[Task details]: Retype the records below from their first line through the line holding "ctx.strokeRect(749, 33, 241, 99);", including both ends and no pictures.

------------------------

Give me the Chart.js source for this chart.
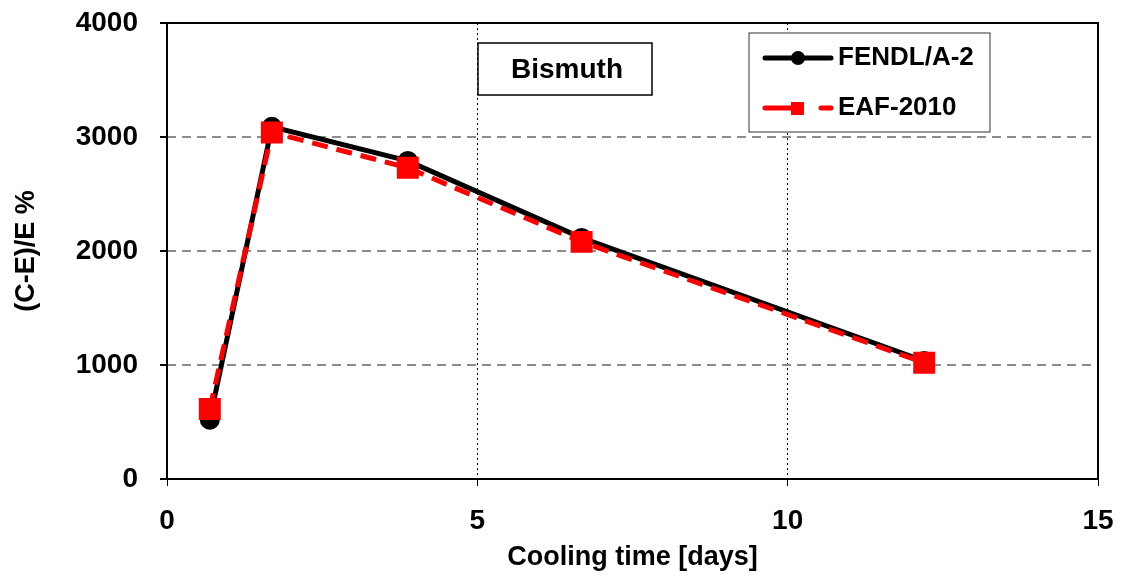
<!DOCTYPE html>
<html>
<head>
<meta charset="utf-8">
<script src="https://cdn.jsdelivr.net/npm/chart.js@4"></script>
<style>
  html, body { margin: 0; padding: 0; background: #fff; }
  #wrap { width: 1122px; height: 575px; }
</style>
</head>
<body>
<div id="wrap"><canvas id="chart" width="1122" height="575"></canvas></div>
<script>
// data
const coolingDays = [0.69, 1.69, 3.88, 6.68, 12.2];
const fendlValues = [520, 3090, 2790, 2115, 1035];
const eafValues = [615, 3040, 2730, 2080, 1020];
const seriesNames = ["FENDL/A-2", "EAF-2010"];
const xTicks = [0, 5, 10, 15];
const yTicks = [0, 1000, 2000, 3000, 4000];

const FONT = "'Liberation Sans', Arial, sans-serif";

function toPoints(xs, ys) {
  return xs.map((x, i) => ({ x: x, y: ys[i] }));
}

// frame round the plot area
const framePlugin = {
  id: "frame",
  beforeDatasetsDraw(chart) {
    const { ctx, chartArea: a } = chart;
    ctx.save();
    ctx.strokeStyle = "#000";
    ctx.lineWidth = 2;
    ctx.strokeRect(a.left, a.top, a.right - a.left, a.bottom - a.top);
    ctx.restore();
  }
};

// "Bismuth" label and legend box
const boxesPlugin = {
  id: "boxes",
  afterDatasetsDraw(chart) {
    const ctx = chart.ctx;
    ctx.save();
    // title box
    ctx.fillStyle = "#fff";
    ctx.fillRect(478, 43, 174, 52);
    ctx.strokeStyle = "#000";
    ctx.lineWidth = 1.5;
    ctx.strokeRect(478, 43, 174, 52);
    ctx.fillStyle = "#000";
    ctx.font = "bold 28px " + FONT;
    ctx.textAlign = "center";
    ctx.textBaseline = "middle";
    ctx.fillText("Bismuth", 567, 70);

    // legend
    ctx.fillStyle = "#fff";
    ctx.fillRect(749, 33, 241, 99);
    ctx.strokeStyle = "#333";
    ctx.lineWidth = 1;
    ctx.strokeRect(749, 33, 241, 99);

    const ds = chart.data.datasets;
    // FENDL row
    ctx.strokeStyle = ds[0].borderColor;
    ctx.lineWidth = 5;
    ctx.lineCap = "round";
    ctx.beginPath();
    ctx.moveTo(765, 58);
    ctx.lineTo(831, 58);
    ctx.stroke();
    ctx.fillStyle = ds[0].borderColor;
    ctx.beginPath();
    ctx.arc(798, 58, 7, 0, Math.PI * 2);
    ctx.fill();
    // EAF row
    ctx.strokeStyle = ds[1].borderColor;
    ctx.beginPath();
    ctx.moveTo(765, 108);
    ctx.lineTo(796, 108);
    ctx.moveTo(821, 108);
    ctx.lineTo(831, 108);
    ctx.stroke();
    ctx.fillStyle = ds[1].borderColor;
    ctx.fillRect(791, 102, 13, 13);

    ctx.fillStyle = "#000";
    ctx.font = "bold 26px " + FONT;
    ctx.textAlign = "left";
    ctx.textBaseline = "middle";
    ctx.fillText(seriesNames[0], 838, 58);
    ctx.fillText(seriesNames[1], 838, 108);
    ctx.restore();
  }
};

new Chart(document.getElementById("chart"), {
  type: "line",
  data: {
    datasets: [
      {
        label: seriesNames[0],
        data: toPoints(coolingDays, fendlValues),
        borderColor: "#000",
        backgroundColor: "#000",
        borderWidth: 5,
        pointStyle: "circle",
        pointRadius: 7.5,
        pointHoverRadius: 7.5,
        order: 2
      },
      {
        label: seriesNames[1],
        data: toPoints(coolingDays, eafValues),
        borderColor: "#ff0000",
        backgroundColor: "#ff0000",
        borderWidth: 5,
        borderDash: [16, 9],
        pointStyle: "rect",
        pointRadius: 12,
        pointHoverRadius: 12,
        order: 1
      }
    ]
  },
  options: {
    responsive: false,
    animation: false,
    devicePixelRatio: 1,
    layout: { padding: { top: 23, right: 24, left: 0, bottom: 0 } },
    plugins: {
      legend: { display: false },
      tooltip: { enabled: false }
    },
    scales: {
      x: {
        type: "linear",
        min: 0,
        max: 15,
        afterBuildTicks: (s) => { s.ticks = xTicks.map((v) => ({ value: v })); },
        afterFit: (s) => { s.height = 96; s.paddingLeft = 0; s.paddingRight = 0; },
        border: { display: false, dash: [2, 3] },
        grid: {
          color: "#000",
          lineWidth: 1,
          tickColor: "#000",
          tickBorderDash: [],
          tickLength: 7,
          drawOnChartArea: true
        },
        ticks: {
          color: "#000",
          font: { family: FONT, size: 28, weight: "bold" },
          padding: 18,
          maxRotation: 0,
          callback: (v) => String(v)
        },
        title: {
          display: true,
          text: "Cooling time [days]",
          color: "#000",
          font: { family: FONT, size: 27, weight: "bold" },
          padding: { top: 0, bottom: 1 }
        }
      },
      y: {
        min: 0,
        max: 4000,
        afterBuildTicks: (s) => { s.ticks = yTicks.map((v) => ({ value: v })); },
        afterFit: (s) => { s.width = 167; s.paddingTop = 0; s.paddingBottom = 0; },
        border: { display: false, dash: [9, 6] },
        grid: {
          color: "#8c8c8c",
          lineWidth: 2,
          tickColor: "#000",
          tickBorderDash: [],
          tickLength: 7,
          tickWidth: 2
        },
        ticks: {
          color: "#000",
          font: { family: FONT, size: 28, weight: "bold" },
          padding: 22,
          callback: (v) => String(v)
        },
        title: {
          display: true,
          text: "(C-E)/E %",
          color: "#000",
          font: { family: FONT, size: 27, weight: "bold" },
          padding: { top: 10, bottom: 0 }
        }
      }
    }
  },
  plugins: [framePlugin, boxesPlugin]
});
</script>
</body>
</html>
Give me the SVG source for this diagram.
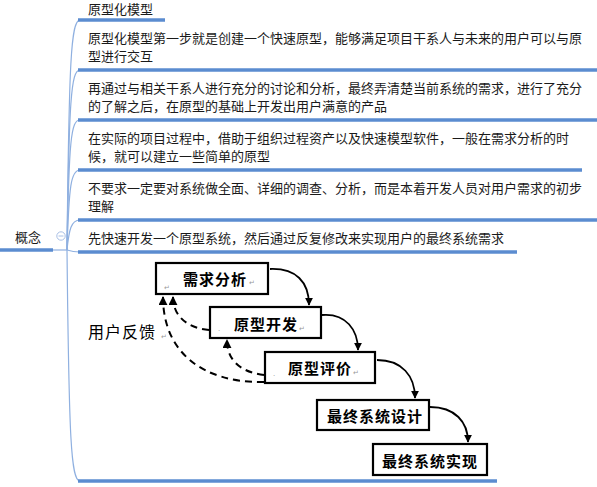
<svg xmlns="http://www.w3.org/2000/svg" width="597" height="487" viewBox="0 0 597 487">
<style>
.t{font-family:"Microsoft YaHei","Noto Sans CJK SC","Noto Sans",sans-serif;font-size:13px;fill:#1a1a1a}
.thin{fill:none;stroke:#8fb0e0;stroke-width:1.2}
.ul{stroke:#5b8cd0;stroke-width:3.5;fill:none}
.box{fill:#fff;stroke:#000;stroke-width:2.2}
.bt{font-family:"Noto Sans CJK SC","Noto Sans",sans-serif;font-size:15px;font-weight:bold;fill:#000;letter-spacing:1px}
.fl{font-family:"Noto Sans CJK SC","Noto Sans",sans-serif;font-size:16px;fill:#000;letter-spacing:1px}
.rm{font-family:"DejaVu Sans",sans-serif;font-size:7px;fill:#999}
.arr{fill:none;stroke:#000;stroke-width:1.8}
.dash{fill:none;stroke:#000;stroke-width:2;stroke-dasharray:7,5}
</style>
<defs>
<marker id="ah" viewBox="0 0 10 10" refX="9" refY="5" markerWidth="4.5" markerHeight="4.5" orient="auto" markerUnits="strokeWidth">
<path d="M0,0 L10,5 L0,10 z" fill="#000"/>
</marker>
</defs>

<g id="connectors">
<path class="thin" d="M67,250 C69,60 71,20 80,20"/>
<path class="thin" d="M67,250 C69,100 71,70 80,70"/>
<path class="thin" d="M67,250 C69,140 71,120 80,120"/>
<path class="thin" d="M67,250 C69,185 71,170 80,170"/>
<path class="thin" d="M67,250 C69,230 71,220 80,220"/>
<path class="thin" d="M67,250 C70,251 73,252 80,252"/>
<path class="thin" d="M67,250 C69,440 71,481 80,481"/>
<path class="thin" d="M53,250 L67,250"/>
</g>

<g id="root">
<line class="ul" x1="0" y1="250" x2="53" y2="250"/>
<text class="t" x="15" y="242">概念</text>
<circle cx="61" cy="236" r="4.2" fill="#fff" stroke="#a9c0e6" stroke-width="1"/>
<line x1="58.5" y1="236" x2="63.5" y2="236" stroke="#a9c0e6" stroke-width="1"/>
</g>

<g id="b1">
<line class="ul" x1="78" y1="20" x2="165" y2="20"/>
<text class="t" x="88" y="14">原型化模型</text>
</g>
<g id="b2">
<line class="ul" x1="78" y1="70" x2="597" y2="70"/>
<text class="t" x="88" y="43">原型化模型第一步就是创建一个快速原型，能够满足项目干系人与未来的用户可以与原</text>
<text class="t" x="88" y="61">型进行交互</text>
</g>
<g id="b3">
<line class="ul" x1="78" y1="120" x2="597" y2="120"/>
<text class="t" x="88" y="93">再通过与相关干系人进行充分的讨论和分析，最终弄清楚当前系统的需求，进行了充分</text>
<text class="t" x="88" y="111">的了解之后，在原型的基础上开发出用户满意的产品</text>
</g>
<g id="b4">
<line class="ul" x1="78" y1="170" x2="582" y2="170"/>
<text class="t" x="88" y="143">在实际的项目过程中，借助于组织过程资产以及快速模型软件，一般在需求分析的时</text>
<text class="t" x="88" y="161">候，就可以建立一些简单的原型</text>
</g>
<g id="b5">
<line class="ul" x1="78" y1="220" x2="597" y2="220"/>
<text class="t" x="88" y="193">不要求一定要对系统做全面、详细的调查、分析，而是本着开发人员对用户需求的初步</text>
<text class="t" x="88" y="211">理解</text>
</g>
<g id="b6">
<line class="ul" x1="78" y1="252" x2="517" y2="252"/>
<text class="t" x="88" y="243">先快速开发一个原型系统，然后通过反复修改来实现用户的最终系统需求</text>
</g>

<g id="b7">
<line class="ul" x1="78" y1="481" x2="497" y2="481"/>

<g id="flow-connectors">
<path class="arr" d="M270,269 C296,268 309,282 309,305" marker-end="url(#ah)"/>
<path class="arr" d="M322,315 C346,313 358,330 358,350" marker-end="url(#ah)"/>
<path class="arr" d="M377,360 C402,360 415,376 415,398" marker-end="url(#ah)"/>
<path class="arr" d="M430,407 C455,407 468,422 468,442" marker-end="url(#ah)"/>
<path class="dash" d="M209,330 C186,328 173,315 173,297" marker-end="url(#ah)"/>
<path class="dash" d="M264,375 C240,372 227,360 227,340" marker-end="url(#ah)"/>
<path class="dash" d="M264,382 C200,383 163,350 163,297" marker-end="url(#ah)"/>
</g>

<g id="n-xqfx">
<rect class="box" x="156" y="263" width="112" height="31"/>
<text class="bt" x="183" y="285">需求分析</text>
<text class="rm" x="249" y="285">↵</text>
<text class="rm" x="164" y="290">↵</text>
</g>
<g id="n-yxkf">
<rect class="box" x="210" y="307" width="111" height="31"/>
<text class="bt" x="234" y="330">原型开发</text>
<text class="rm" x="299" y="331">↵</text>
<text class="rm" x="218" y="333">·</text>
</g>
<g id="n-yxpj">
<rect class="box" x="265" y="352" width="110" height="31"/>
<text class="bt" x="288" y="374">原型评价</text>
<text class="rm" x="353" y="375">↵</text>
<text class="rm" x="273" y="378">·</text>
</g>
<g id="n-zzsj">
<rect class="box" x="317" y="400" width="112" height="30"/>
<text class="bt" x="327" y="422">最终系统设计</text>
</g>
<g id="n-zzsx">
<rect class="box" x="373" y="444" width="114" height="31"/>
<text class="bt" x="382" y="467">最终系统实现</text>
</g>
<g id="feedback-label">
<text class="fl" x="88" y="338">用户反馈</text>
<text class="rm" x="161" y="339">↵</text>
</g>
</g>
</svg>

------------------------

[Response to the task]:
Give me the Chart.js source for this chart.
<!DOCTYPE html>
<html>
<head>
<meta charset="utf-8">
<script src="https://cdn.jsdelivr.net/npm/chart.js@4"></script>
<style>
  html, body { margin: 0; padding: 0; background: #fff; }
  #wrap { width: 1122px; height: 575px; }
</style>
</head>
<body>
<div id="wrap"><canvas id="chart" width="1122" height="575"></canvas></div>
<script>
// data
const coolingDays = [0.69, 1.69, 3.88, 6.68, 12.2];
const fendlValues = [520, 3090, 2790, 2115, 1035];
const eafValues = [615, 3040, 2730, 2080, 1020];
const seriesNames = ["FENDL/A-2", "EAF-2010"];
const xTicks = [0, 5, 10, 15];
const yTicks = [0, 1000, 2000, 3000, 4000];

const FONT = "'Liberation Sans', Arial, sans-serif";

function toPoints(xs, ys) {
  return xs.map((x, i) => ({ x: x, y: ys[i] }));
}

// frame round the plot area
const framePlugin = {
  id: "frame",
  beforeDatasetsDraw(chart) {
    const { ctx, chartArea: a } = chart;
    ctx.save();
    ctx.strokeStyle = "#000";
    ctx.lineWidth = 2;
    ctx.strokeRect(a.left, a.top, a.right - a.left, a.bottom - a.top);
    ctx.restore();
  }
};

// "Bismuth" label and legend box
const boxesPlugin = {
  id: "boxes",
  afterDatasetsDraw(chart) {
    const ctx = chart.ctx;
    ctx.save();
    // title box
    ctx.fillStyle = "#fff";
    ctx.fillRect(478, 43, 174, 52);
    ctx.strokeStyle = "#000";
    ctx.lineWidth = 1.5;
    ctx.strokeRect(478, 43, 174, 52);
    ctx.fillStyle = "#000";
    ctx.font = "bold 28px " + FONT;
    ctx.textAlign = "center";
    ctx.textBaseline = "middle";
    ctx.fillText("Bismuth", 567, 70);

    // legend
    ctx.fillStyle = "#fff";
    ctx.fillRect(749, 33, 241, 99);
    ctx.strokeStyle = "#333";
    ctx.lineWidth = 1;
    ctx.strokeRect(749, 33, 241, 99);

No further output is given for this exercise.